Enfant, je suis également allé un jour au village du Caravage où je me suis blessé la jamabe avec une pierre. Une blessure si profonde que je garde encore la cicatrice. Mais il y a surtout le fait qu'à l'examen d'histoire de l'Art, mon professeur m'a demandé de décrire l'image de la Canestra di frutta [Le panier de fruits] qui était en couverture du manuel. J'ai eu mon examen avec la note de 9/10 ! Depuis, j'ai toujours considéré Michelangelo Merisi comme mon Saint Protecteur. 

Quelle est la part de romancé et de véracité historique dans l'intrigue ? 

J'ai essayé de m'en tenir aux faits le plus possible, je veux dire qu'il n'y a rien d'historiquement faux dans mon récit. Evidemment, j'ai ajouté quelques détails, quelques interprétations, mais je suis toujours resté dans le domaine de la plausibilité historique. Par exemple, le personnage Lanzi est inventé, mais il existait réellement à cette époque des personnes qui exerçaient la fonction de "latrines publiques", qui erraient parmi la foule avec un seau de chaux et un long manteau ou qui allaient dans les rues vendre les peintures, les dessins ou les gravures.
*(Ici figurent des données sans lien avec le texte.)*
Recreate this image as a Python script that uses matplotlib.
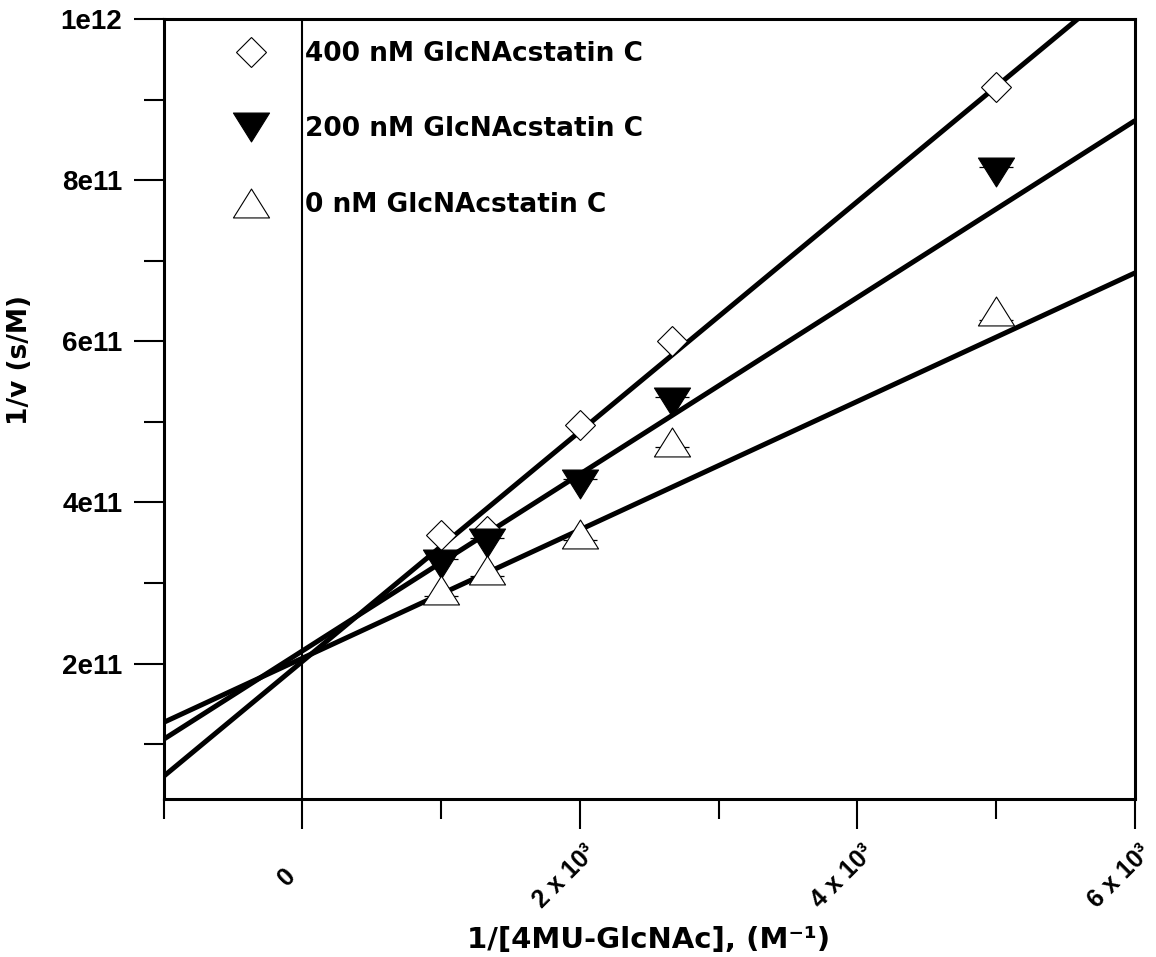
"""Lineweaver-Burk plot: GlcNAcstatin C inhibition of 4MU-GlcNAc hydrolysis."""

import matplotlib
matplotlib.use("Agg")
import matplotlib.pyplot as plt
import matplotlib.transforms as mtransforms
from matplotlib.path import Path
import numpy as np

#  Data 
inv_s = [1000, 1333.3, 2000, 2666.7, 5000]          # 1/[4MU-GlcNAc], M^-1

inv_v_400 = [3.60e11, 3.65e11, 4.96e11, 6.00e11, 9.16e11]
inv_v_200 = [3.24e11, 3.50e11, 4.23e11, 5.25e11, 8.10e11]
inv_v_0 = [2.91e11, 3.16e11, 3.61e11, 4.75e11, 6.38e11]

# error bars - only one cap of each is visible outside the marker
err_200 = [6e9, 6e9, 6e9, 6e9, 6e9]        # upper side
err_0 = [7e9, 7e9, 7e9, 6e9, 1.2e10]       # lower side

# linear fits: (slope, intercept)
fit_400 = (1.427e8, 2.027e11)
fit_200 = (1.097e8, 2.157e11)
fit_0 = (7.97e7, 2.067e11)

labels = ["400 nM GlcNAcstatin C", "200 nM GlcNAcstatin C", "0 nM GlcNAcstatin C"]

x_range = [-1000, 6000]
y_range = [3.2e10, 1e12]
x_major = [0, 2000, 4000, 6000]
x_major_labels = ["0", "2 x 10³", "4 x 10³", "6 x 10³"]
x_minor = [-1000, 1000, 3000, 5000]
y_major = [2e11, 4e11, 6e11, 8e11, 1e12]
y_major_labels = ["2e11", "4e11", "6e11", "8e11", "1e12"]
y_minor = [1e11, 3e11, 5e11, 7e11, 9e11]

#  Figure 
W, H = 1156, 957
fig = plt.figure(figsize=(W / 100, H / 100), dpi=100)
L, R, T, B = 163.5, 1135, 19, 799
ax = fig.add_axes([L / W, 1 - B / H, (R - L) / W, (B - T) / H])

# wide, flat triangles like the original markers
tri_up = Path([(0, 0.4), (-0.5, -0.4), (0.5, -0.4), (0, 0.4)],
              [Path.MOVETO, Path.LINETO, Path.LINETO, Path.CLOSEPOLY])
tri_down = Path([(0, -0.4), (-0.5, 0.4), (0.5, 0.4), (0, -0.4)],
                [Path.MOVETO, Path.LINETO, Path.LINETO, Path.CLOSEPOLY])

xx = np.array(x_range)
for slope, icpt in [fit_400, fit_200, fit_0]:
    ax.plot(xx, slope * xx + icpt, color="black", lw=3.6, zorder=2,
            solid_capstyle="butt")

ax.axvline(0, color="black", lw=1.5, zorder=1)

# error caps (one-sided), behind the markers
y200 = np.array(inv_v_200)
y0 = np.array(inv_v_0)
ax.vlines(inv_s, y200, y200 + np.array(err_200), color="black", lw=0.8, zorder=3)
ax.plot(inv_s, y200 + np.array(err_200), ls="none", marker="_", ms=24,
        mew=0.9, color="black", zorder=3)
ax.vlines(inv_s, y0 - np.array(err_0), y0, color="black", lw=0.8, zorder=3)
ax.plot(inv_s, y0 - np.array(err_0), ls="none", marker="_", ms=24,
        mew=0.9, color="black", zorder=3)

ax.plot(inv_s, inv_v_400, ls="none", marker="D", ms=15.5, mfc="white",
        mec="black", mew=0.8, zorder=4, label=labels[0])
ax.plot(inv_s, inv_v_200, ls="none", marker=tri_down, ms=26, mfc="black",
        mec="black", mew=0.8, zorder=4, label=labels[1])
ax.plot(inv_s, inv_v_0, ls="none", marker=tri_up, ms=26, mfc="white",
        mec="black", mew=0.8, zorder=4, label=labels[2])

ax.set_xlim(*x_range)
ax.set_ylim(*y_range)

for sp in ax.spines.values():
    sp.set_linewidth(2.2)

ax.set_xticks(x_major)
ax.set_xticks(x_minor, minor=True)
ax.set_yticks(y_major)
ax.set_yticks(y_minor, minor=True)
ax.set_yticklabels(y_major_labels, fontfamily="Liberation Sans",
                   fontweight="bold", fontsize=20)
ax.set_xticklabels(x_major_labels, fontfamily="Liberation Sans",
                   fontweight="bold", fontsize=18, rotation=45,
                   ha="center", va="center", rotation_mode="anchor")
ax.tick_params(which="major", direction="out", length=21.6, width=1.5,
               top=False, right=False)
ax.tick_params(which="minor", direction="out", length=14.4, width=1.5,
               top=False, right=False)
ax.tick_params(axis="y", which="major", pad=8)
ax.tick_params(axis="x", which="major", pad=34.5)

# rotated x labels sit a little left of their ticks
shift = mtransforms.ScaledTranslation(-15 / 100, 0, fig.dpi_scale_trans)
for lab in ax.get_xticklabels():
    lab.set_transform(lab.get_transform() + shift)

ax.set_xlabel("1/[4MU-GlcNAc], (M⁻¹)", fontweight="bold", fontsize=21)
ax.set_ylabel("1/v (s/M)", fontweight="bold", fontsize=19)
ax.xaxis.set_label_coords(0.499, -0.163)
ax.yaxis.set_label_coords(-0.134, 0.563)

ax.legend(loc="upper left", bbox_to_anchor=(0.048, 0.972), frameon=False,
          prop={"weight": "bold", "size": 19},
          handlelength=3.1, handletextpad=0.5, labelspacing=1.88,
          borderpad=0, borderaxespad=0, numpoints=1)

fig.savefig("out.png", dpi=100)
Comment vous êtes-vous approprié le peintre pour en faire un héros de bande dessinée ? 

Comme je le disais, le Caravage est déjà un vrai personnage de la bande dessinée, dans sa vie comme dans sa mort. En ce qui concerne son aspect physique, je me suis basé sur les portraits et les descriptions de ses contemporains, sans ajouter ou enlever rien à son caractère "d'homme d'action". L'imagination a fait le reste...

Quelle vision de la ville de Rome proposez-vous ici, par rapport à Borgia par exemple ? 

Par rapport à Borgia, un siècle s'est écoulé. La ville a quelque peu changé, elle s'est agrandie. Mais j'ai surtout donné à la cité une image un peu plus sombre, plus dramatique, plus baroque : en un mot, plus "caravagesque". J'ai notamment plus pratiqué le clair-obscur, avec des ombres et des lumières plus violentes, plus tragiques. 

Quels ont été vos partis-pris graphiques pour représenter l'univers du peintre et son époque ? 

Dans la gamme des couleurs, je suis resté le plus proche possible de la palette du Caravage, laquelle était délibérément assez limitée. Dans sa période "mature" surtout, le Caravage utilisait très peu de couleurs : les fonds sont très sombres, les plis des tissus très clairs, ou quelques draps rouges qui donnent un côté théâtral. J'étais constamment à la recherche de l'atmosphère des oeuvres du peintre, surtout dans les dernières planches, lorsque je conduisais l'évolution de mon histoire vers une fin dramatique.

Dans votre hommage au Caravage, la sensualité et la sexualité s'expriment différemment que dans vos autres oeuvres. Comment l'expliquez-vous ?

Même si la sexualité du Caravage a fait l'objet de nombreuses hypothèses ou controverses, ce n'était pas le coeur du sujet de mon récit. Pour la petite histoire, il a été accusé d'être homosexuel par le peintre Giovanni Baglione, mais il s'agissait probablement plus d'une vengeance calomnieuse que d'une véritable assertion - Baglione étant un rival et un ennemi juré du Caravage... Par ailleurs, même s'il est vrai que certaines de ses peintures représentaient de jeunes garçons nus, il ne faut pas oublier qu'à l'époque, à Rome, il était pratiquement interdit - en tout cas fortement découragé - de faire appel à des modèles féminins pour peindre des nus. Par ailleurs, pour en revenir à votre question, dans ce récit, je ne parle pas de mes fantasmes, donc il est clair qu'il y a une différence avec mes autres oeuvres. Mais, en effet, je ne parle pas beaucoup de la sexualité de mon personnage non plus. Je pense tout simplement que la charge érotique du Caravage, certainement intense et puissante, s'exprimait plus dans sa peinture que dans ses rapports personnels.